Task prompt — Copy the lines of the data below exactly, starting at the first and stopping after the line that contains "2436, 2315, 2202, 2089, 1992, 1890]"; include no pictures.

Records provided —
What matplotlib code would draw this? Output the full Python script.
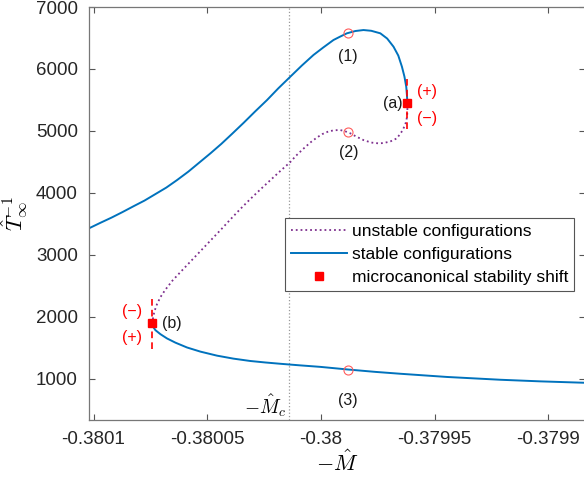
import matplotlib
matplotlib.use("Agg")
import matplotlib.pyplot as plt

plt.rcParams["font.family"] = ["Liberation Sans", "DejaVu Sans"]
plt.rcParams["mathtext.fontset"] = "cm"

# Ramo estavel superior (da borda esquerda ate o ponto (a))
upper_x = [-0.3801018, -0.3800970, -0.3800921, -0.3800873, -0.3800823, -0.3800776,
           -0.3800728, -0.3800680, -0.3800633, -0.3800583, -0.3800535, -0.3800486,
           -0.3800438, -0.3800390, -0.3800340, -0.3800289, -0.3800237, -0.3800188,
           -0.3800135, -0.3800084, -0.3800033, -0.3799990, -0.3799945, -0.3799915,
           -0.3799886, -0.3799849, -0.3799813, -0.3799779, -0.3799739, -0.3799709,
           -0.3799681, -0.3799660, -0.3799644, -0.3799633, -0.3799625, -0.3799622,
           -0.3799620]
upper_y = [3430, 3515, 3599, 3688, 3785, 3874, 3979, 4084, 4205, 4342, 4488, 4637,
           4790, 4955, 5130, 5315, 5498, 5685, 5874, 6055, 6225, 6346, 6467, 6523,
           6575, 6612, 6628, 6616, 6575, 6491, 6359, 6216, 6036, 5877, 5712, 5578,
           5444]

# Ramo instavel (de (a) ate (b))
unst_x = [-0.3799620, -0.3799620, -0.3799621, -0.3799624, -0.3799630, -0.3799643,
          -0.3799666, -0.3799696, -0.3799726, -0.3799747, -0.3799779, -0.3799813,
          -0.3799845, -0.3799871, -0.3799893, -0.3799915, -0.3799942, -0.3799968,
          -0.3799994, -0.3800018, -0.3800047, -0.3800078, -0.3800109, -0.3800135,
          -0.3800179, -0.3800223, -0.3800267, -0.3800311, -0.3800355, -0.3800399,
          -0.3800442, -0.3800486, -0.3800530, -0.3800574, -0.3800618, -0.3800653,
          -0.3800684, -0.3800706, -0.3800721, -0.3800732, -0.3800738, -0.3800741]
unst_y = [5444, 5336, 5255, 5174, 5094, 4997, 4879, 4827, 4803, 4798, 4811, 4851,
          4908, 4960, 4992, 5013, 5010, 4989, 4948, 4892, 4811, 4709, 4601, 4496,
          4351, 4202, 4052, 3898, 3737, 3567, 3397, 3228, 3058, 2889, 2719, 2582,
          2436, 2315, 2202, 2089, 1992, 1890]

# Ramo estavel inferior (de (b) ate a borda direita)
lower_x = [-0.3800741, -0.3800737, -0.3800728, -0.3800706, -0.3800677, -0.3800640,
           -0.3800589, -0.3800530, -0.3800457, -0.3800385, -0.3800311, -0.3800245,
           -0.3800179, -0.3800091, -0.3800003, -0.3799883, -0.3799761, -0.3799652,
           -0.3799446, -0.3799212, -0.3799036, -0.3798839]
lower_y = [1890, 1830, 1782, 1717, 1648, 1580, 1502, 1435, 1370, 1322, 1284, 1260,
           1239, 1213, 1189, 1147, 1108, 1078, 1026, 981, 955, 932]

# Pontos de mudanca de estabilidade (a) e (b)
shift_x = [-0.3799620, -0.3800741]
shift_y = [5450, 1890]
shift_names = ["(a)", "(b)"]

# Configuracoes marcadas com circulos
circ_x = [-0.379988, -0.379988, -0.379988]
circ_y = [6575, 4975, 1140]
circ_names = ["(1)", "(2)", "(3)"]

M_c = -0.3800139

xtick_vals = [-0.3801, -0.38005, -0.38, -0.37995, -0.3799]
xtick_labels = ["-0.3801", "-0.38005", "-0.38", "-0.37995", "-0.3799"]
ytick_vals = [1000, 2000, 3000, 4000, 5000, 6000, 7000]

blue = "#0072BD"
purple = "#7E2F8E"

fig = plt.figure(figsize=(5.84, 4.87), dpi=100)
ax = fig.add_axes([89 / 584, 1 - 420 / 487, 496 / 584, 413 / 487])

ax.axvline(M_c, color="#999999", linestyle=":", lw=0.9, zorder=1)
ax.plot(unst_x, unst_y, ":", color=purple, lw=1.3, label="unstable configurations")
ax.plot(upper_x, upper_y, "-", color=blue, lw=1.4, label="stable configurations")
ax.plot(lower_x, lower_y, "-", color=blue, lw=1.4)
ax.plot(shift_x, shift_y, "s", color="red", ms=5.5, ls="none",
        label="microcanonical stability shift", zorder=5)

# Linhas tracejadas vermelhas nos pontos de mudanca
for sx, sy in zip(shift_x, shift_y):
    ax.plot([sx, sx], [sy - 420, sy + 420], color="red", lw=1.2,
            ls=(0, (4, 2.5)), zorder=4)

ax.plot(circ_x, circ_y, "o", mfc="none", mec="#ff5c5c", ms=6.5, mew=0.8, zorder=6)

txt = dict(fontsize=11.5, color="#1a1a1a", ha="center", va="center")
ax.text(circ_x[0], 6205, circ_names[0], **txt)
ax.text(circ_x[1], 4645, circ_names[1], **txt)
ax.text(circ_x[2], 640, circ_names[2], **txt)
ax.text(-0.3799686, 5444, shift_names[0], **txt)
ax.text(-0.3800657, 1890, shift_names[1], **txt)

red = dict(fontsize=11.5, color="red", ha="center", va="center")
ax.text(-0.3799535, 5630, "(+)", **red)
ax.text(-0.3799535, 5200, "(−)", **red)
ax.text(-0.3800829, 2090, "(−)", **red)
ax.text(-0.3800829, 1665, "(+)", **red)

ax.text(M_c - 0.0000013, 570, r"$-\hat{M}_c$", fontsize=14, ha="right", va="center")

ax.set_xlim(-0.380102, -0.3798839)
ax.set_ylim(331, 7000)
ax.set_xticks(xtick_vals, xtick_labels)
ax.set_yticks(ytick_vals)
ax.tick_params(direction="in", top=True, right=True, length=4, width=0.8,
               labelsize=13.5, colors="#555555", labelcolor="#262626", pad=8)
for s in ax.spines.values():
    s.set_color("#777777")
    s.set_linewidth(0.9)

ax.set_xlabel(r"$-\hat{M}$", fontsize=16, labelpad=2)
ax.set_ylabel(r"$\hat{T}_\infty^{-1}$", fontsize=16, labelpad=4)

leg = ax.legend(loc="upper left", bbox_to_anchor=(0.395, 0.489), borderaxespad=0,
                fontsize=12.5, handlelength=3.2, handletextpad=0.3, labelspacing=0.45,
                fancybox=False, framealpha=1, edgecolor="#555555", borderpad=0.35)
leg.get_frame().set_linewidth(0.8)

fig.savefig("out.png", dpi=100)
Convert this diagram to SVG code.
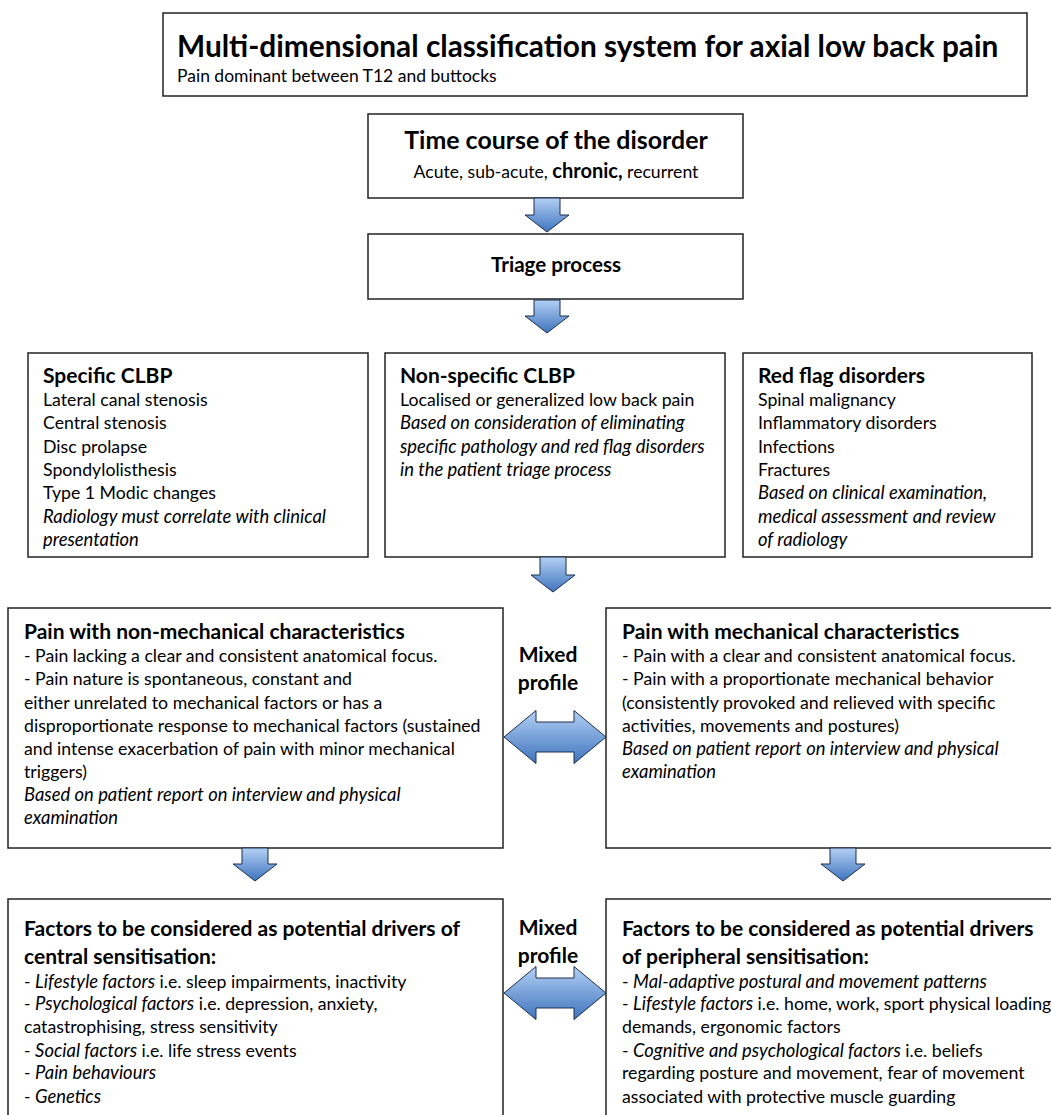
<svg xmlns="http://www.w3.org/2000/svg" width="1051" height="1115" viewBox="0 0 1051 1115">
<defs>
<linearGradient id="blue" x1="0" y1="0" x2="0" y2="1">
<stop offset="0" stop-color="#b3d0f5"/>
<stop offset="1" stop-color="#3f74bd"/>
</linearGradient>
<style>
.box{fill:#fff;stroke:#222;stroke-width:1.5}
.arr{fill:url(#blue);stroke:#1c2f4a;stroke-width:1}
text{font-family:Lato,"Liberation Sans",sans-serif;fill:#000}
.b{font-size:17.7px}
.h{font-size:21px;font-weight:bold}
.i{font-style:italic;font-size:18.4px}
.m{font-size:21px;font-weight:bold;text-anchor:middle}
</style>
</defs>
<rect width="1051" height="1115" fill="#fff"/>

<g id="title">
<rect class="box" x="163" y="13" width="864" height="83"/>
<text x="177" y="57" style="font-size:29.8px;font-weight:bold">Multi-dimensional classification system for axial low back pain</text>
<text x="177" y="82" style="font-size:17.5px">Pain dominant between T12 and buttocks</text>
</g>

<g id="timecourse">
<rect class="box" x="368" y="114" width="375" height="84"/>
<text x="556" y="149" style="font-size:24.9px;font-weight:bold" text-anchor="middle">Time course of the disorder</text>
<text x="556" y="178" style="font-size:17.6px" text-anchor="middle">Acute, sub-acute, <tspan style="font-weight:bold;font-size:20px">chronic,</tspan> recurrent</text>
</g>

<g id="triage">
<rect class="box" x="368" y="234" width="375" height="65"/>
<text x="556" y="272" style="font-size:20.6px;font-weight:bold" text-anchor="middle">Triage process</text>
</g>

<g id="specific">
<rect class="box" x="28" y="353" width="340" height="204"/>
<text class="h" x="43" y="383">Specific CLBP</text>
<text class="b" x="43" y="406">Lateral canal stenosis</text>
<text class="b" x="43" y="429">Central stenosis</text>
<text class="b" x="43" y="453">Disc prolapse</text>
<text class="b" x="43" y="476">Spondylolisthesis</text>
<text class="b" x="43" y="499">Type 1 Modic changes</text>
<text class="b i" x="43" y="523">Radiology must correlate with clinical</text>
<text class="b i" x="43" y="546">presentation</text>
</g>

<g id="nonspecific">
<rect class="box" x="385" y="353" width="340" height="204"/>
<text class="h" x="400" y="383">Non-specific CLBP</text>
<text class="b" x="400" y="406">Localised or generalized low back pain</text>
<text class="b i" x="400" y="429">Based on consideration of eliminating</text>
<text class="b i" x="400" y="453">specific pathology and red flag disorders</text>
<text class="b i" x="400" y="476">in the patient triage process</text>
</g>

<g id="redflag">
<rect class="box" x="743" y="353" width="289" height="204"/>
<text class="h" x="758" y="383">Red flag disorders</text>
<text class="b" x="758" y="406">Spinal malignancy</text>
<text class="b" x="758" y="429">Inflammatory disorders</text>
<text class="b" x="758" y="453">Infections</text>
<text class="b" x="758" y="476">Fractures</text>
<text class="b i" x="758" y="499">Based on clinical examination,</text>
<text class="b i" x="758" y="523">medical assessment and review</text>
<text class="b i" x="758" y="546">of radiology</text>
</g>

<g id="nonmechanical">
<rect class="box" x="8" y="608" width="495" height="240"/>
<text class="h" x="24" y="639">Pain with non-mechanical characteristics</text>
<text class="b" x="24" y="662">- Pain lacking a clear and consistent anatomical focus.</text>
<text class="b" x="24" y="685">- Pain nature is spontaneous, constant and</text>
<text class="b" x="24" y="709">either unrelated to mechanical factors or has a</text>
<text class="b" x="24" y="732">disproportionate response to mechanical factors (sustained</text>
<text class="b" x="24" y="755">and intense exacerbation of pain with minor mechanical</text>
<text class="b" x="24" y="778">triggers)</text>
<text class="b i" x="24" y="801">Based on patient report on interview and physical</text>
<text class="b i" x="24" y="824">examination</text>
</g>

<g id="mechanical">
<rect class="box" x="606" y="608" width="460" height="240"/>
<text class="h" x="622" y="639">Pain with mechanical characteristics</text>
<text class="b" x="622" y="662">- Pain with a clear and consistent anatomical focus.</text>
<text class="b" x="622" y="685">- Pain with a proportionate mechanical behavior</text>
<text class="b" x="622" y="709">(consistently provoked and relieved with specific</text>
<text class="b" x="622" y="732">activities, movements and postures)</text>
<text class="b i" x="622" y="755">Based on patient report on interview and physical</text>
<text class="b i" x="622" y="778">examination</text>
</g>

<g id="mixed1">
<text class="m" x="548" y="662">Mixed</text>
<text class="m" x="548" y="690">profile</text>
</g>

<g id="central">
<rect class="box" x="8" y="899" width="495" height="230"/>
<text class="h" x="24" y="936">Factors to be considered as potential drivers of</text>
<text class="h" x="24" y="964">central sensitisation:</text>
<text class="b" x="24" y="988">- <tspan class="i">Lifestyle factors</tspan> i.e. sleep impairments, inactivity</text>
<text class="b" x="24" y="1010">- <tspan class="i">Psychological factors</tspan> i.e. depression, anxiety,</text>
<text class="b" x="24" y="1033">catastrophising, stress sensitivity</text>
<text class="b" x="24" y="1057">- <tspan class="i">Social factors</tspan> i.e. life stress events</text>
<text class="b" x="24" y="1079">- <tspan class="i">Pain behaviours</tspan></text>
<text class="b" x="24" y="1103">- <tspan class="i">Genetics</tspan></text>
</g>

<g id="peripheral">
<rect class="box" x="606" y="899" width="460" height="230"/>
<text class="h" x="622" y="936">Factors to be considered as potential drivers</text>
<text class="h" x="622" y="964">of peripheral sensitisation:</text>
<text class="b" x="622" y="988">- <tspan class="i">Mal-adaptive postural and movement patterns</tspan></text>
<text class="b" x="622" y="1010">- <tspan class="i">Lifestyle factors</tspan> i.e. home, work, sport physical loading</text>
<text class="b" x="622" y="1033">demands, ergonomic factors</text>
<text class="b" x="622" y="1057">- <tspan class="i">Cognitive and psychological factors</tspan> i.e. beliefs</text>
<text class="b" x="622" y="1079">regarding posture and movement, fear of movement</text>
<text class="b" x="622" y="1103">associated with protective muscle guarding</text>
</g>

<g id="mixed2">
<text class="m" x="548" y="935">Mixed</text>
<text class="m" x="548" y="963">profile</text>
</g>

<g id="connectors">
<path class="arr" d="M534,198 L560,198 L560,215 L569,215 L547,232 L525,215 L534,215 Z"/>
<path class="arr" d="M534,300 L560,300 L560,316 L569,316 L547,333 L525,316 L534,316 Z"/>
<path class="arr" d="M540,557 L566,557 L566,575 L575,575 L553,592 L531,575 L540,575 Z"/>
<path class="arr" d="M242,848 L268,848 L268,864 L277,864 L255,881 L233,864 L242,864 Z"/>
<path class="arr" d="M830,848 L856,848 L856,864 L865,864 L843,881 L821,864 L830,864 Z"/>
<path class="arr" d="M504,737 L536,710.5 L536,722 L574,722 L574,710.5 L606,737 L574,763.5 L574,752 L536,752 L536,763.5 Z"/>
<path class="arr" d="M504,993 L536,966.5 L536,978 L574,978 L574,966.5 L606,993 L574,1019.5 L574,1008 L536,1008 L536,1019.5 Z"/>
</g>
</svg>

The solution —
What matplotlib code would draw this? Output the full Python script.
import matplotlib
matplotlib.use("Agg")
import matplotlib.pyplot as plt

plt.rcParams["font.family"] = ["Liberation Sans", "DejaVu Sans"]
plt.rcParams["mathtext.fontset"] = "cm"

# Ramo estavel superior (da borda esquerda ate o ponto (a))
upper_x = [-0.3801018, -0.3800970, -0.3800921, -0.3800873, -0.3800823, -0.3800776,
           -0.3800728, -0.3800680, -0.3800633, -0.3800583, -0.3800535, -0.3800486,
           -0.3800438, -0.3800390, -0.3800340, -0.3800289, -0.3800237, -0.3800188,
           -0.3800135, -0.3800084, -0.3800033, -0.3799990, -0.3799945, -0.3799915,
           -0.3799886, -0.3799849, -0.3799813, -0.3799779, -0.3799739, -0.3799709,
           -0.3799681, -0.3799660, -0.3799644, -0.3799633, -0.3799625, -0.3799622,
           -0.3799620]
upper_y = [3430, 3515, 3599, 3688, 3785, 3874, 3979, 4084, 4205, 4342, 4488, 4637,
           4790, 4955, 5130, 5315, 5498, 5685, 5874, 6055, 6225, 6346, 6467, 6523,
           6575, 6612, 6628, 6616, 6575, 6491, 6359, 6216, 6036, 5877, 5712, 5578,
           5444]

# Ramo instavel (de (a) ate (b))
unst_x = [-0.3799620, -0.3799620, -0.3799621, -0.3799624, -0.3799630, -0.3799643,
          -0.3799666, -0.3799696, -0.3799726, -0.3799747, -0.3799779, -0.3799813,
          -0.3799845, -0.3799871, -0.3799893, -0.3799915, -0.3799942, -0.3799968,
          -0.3799994, -0.3800018, -0.3800047, -0.3800078, -0.3800109, -0.3800135,
          -0.3800179, -0.3800223, -0.3800267, -0.3800311, -0.3800355, -0.3800399,
          -0.3800442, -0.3800486, -0.3800530, -0.3800574, -0.3800618, -0.3800653,
          -0.3800684, -0.3800706, -0.3800721, -0.3800732, -0.3800738, -0.3800741]
unst_y = [5444, 5336, 5255, 5174, 5094, 4997, 4879, 4827, 4803, 4798, 4811, 4851,
          4908, 4960, 4992, 5013, 5010, 4989, 4948, 4892, 4811, 4709, 4601, 4496,
          4351, 4202, 4052, 3898, 3737, 3567, 3397, 3228, 3058, 2889, 2719, 2582,
          2436, 2315, 2202, 2089, 1992, 1890]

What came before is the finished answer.